▸ **Given problem**:
Type out the material below exactly.

▸ **Stored data**:
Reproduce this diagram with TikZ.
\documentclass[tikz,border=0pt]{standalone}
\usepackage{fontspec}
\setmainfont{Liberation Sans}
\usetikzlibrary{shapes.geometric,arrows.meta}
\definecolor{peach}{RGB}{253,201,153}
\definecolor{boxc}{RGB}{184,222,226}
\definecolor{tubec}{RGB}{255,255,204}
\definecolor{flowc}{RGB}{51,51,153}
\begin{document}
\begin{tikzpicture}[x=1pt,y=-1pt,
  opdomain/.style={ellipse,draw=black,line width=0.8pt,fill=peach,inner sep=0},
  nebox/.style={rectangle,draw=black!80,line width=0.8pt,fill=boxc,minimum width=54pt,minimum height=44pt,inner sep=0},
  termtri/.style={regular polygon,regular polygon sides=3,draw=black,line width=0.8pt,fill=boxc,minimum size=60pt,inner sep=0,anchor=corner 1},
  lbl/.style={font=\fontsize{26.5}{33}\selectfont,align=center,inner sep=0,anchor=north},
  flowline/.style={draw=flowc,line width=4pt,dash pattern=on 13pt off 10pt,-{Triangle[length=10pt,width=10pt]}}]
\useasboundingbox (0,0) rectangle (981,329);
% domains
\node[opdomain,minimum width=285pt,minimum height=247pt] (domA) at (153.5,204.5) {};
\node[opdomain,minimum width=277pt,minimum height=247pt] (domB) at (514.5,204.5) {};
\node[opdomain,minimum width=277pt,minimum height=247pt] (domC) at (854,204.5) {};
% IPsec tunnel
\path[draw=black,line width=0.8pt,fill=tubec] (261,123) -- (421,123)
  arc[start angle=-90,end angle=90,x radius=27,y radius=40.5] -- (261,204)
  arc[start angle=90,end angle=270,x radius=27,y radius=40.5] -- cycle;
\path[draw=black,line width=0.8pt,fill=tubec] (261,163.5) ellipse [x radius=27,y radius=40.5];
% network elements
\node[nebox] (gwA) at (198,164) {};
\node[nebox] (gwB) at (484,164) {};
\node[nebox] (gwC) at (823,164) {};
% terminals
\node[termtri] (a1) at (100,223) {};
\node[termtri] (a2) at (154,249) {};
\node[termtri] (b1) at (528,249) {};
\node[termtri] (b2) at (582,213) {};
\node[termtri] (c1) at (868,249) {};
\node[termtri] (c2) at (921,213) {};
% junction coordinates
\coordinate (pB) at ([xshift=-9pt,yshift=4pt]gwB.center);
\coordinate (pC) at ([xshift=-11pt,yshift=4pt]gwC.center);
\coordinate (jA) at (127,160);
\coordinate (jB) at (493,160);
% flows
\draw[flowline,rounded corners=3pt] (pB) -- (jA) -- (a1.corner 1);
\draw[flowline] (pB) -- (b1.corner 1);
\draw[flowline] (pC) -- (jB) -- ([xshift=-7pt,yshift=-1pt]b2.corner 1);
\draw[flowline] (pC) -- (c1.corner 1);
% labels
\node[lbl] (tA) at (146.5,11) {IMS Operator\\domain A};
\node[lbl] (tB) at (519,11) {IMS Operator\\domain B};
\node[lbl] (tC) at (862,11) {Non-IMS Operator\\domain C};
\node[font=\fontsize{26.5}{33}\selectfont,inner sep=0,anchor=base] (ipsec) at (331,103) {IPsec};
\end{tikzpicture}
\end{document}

▸ **Result of the exercise**:
Reproduce this diagram with TikZ.
\documentclass[tikz,border=0pt]{standalone}
\usepackage{fontspec}
\setmainfont{Liberation Sans}
\usetikzlibrary{shapes.geometric,arrows.meta}
\definecolor{peach}{RGB}{253,201,153}
\definecolor{boxc}{RGB}{184,222,226}
\definecolor{tubec}{RGB}{255,255,204}
\definecolor{flowc}{RGB}{51,51,153}
\begin{document}
\begin{tikzpicture}[x=1pt,y=-1pt,
  opdomain/.style={ellipse,draw=black,line width=0.8pt,fill=peach,inner sep=0},
  nebox/.style={rectangle,draw=black!80,line width=0.8pt,fill=boxc,minimum width=54pt,minimum height=44pt,inner sep=0},
  termtri/.style={regular polygon,regular polygon sides=3,draw=black,line width=0.8pt,fill=boxc,minimum size=60pt,inner sep=0,anchor=corner 1},
  lbl/.style={font=\fontsize{26.5}{33}\selectfont,align=center,inner sep=0,anchor=north},
  flowline/.style={draw=flowc,line width=4pt,dash pattern=on 13pt off 10pt,-{Triangle[length=10pt,width=10pt]}}]
\useasboundingbox (0,0) rectangle (981,329);
% domains
\node[opdomain,minimum width=285pt,minimum height=247pt] (domA) at (153.5,204.5) {};
\node[opdomain,minimum width=277pt,minimum height=247pt] (domB) at (514.5,204.5) {};
\node[opdomain,minimum width=277pt,minimum height=247pt] (domC) at (854,204.5) {};
% IPsec tunnel
\path[draw=black,line width=0.8pt,fill=tubec] (261,123) -- (421,123)
  arc[start angle=-90,end angle=90,x radius=27,y radius=40.5] -- (261,204)
  arc[start angle=90,end angle=270,x radius=27,y radius=40.5] -- cycle;
\path[draw=black,line width=0.8pt,fill=tubec] (261,163.5) ellipse [x radius=27,y radius=40.5];
% network elements
\node[nebox] (gwA) at (198,164) {};
\node[nebox] (gwB) at (484,164) {};
\node[nebox] (gwC) at (823,164) {};
% terminals
\node[termtri] (a1) at (100,223) {};
\node[termtri] (a2) at (154,249) {};
\node[termtri] (b1) at (528,249) {};
\node[termtri] (b2) at (582,213) {};
\node[termtri] (c1) at (868,249) {};
\node[termtri] (c2) at (921,213) {};
% junction coordinates
\coordinate (pB) at ([xshift=-9pt,yshift=4pt]gwB.center);
\coordinate (pC) at ([xshift=-11pt,yshift=4pt]gwC.center);
\coordinate (jA) at (127,160);
\coordinate (jB) at (493,160);
% flows
\draw[flowline,rounded corners=3pt] (pB) -- (jA) -- (a1.corner 1);
\draw[flowline] (pB) -- (b1.corner 1);
\draw[flowline] (pC) -- (jB) -- ([xshift=-7pt,yshift=-1pt]b2.corner 1);
\draw[flowline] (pC) -- (c1.corner 1);
% labels
\node[lbl] (tA) at (146.5,11) {IMS Operator\\domain A};
\node[lbl] (tB) at (519,11) {IMS Operator\\domain B};
\node[lbl] (tC) at (862,11) {Non-IMS Operator\\domain C};
\node[font=\fontsize{26.5}{33}\selectfont,inner sep=0,anchor=base] (ipsec) at (331,103) {IPsec};
\end{tikzpicture}
\end{document}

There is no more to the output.